L’héritage d’un intellectuel et d’un militant
En choisissant de mettre à la disposition du grand public les ouvrages qui ont nourri sa pensée et guidé son action, sa famille a prolongé l’œuvre de toute une vie. Ce legs dépasse le cadre strictement personnel. Il rejoint le patrimoine national, offrant aux générations présentes et futures une porte d’entrée dans l’univers intellectuel d’un homme d’État dont l’héritage ne peut se réduire aux honneurs officiels. Cet héritage n’est pas seulement celui d’un homme de culture, mais aussi celui d’un militant. Neveu de Mohieddine Klibi, cofondateur du Destour et figure de la lutte anticoloniale, Chedli Klibi a su conjuguer l’amour des lettres avec la cause nationale. À travers sa bibliothèque, riche en ouvrages arabes et français, c’est tout un parcours intellectuel qui se met à la disposition des chercheurs, des étudiants et du grand public. À l’heure où la lecture tend à se marginaliser face à l’instantanéité numérique, ce geste revêt une dimension presque militante. Il rappelle qu’un pays se construit aussi par ses bibliothèques, par la circulation du savoir et par la mise en commun de ce qui, autrement, resterait confiné dans des cercles privés. En offrant ce trésor à la Bibliothèque nationale, sa famille n’a fait que respecter sa mémoire car il était convaincu que la culture est un bien collectif, un héritage qui n’a de valeur que lorsqu’il est partagé. Il avait également la conviction que la culture est une arme contre le sous-développement et la meilleure voie à l’essor économique et social. Sa vision s’inscrivait dans la lignée des grands penseurs tunisiens tels que, Ibn Khaldoun, Saint Augustin et les réformateurs de la trempe de Tahar Haddad, pour qui la culture était indissociable de la justice sociale et du progrès.
Démocratiser la culture grâce aux bibliothèques ambulantes
Ayant commencé par enseigner, une fois rentré de Paris avec le grade d’agrégé de lettres classiques de l’Université de la Sorbonne, il incitait ses élèves à la lecture en les engageant à lire autant les Prolégomènes de Ibn Khaldoun que les romans de Jean Paul Sartre ou de Camus qui étaient à l’honneur à cette époque. Il avait rassemblé dans sa bibliothèque de précieux recueils en langue arabe et en langue française.
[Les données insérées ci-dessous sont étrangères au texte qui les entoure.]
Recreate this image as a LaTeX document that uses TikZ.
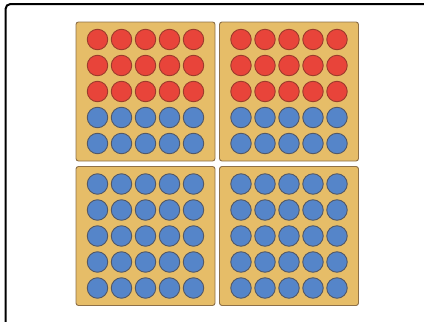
\documentclass[tikz,border=0pt]{standalone}
\definecolor{boardfill}{HTML}{E6BD68}
\definecolor{boardedge}{HTML}{8E7047}
\definecolor{redfill}{HTML}{E8443A}
\definecolor{rededge}{HTML}{9C3B2C}
\definecolor{bluefill}{HTML}{5585C9}
\definecolor{blueedge}{HTML}{525867}
\begin{document}
\begin{tikzpicture}[x=1pt, y=-1pt,
    board/.style={draw=boardedge, fill=boardfill, rounded corners=2.5pt,
      minimum width=139pt, minimum height=139pt, inner sep=0pt, line width=0.9pt},
    redbead/.style={circle, draw=rededge, fill=redfill, minimum size=20.5pt,
      inner sep=0pt, line width=0.9pt},
    bluebead/.style={circle, draw=blueedge, fill=bluefill, minimum size=20.5pt,
      inner sep=0pt, line width=0.9pt},
  ]
    \useasboundingbox (0,0) rectangle (424,322);
    \clip (0,0) rectangle (424,322);
    \draw[line width=2pt, rounded corners=5pt] (5.5,4) rectangle (440,340);

    \node[board] (b1) at (145.5, 91.5) {};
    \node[board] (b2) at (289,   91.5) {};
    \node[board] (b3) at (145.5, 236)  {};
    \node[board] (b4) at (289,   236)  {};

    % beads: the first \nred rows of a board are red, the rest blue
    \foreach \b/\nred in {b1/3, b2/3, b3/0, b4/0} {
      \foreach \r in {1,...,5} {
        \foreach \c in {1,...,5} {
          \ifnum\r>\nred \def\beadstyle{bluebead}\else\def\beadstyle{redbead}\fi
          \node[\beadstyle] (\b-\r-\c) at ([shift={({(\c-3)*24},{(\r-3)*26})}]\b) {};
        }
      }
    }
  \end{tikzpicture}
\end{document}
Dès qu’il entendait un vers d’un poète arabe, il s’empressait de commander le recueil entier comportant tous ses poèmes. Il était féru de lecture plus que d’écriture. Sa passion pour la lecture dépassait celle de l’écriture. Sa bibliothèque, riche et variée, rassemblait ainsi des ouvrages en arabe comme en français, couvrant un large éventail d’horizons intellectuels. Bien qu’ayant produit peu d’ouvrages, malgré son haut niveau littéraire et sa grande aisance d’élocution, il maîtrisait la langue arabe avec fluidité, dans un style plus accessible que celui, jugé ardu, de Mahmoud Messadi, écrivain et ancien ministre de l’Éducation à l’aube de l’indépendance. Taha Hussein, le doyen de la littérature arabe, avait d’ailleurs relevé ce caractère hermétique en lançant cette boutade à propos de l’œuvre Assoud (Le barrage) de Messadi : «Avec cette œuvre, vous avez mis un barrage entre vous et vos lecteurs». Cela n’enlève toutefois rien à la profondeur philosophique et à la valeur littéraire des écrits de Messadi, qui ont marqué le XXe siècle arabe. Chedli Klibi, quant à lui, a préféré œuvrer à démocratiser la culture et à élever le niveau intellectuel de la jeunesse tunisienne. Dans les années soixante, il a lancé les bibliothèques ambulantes : des camions chargés de livres et de romans sillonnaient villes et campagnes, apportant le goût de la lecture jusque dans les régions les plus reculées. Cette initiative, pionnière et populaire, illustre bien sa conviction que la culture doit être un bien partagé, accessible à tous et non réservé à une élite.
La culture, socle de la dignité et du progrès
Il appartient désormais aux institutions de valoriser ce fonds, d’en faciliter l’accès et d’en faire un outil vivant de recherche et de formation. Mais il revient aussi à chacun de nous de redécouvrir, à travers ces pages, le dialogue entre un homme et son époque, entre un intellectuel et son pays. Dans un monde marqué par l’éphémère, ce don nous rappelle que la culture est ce qui demeure. L’héritage de Chedli Klibi n’est pas seulement conservé, il continue à irriguer l’avenir. Chedli Klibi a pu mener au cours de sa carrière des réformes d’importance tant dans le domaine de la Culture en tant que ministre que durant toute la période où il était à la tête de la Ligue des Etats arabes qui avait besoin d’une mise à niveau dans le domaine de l’administration et des nouvelles technologies de la communication. Aujourd’hui, ce sont ses propres ouvrages, constituant le fruit d’une vie entière consacrée à la lecture et à la transmission, que sa famille a choisi de mettre à la disposition de la collectivité. Ce don à la Bibliothèque nationale prolonge son engagement qui est celui d’un homme qui croyait fermement que la culture est le socle de la dignité et du progrès.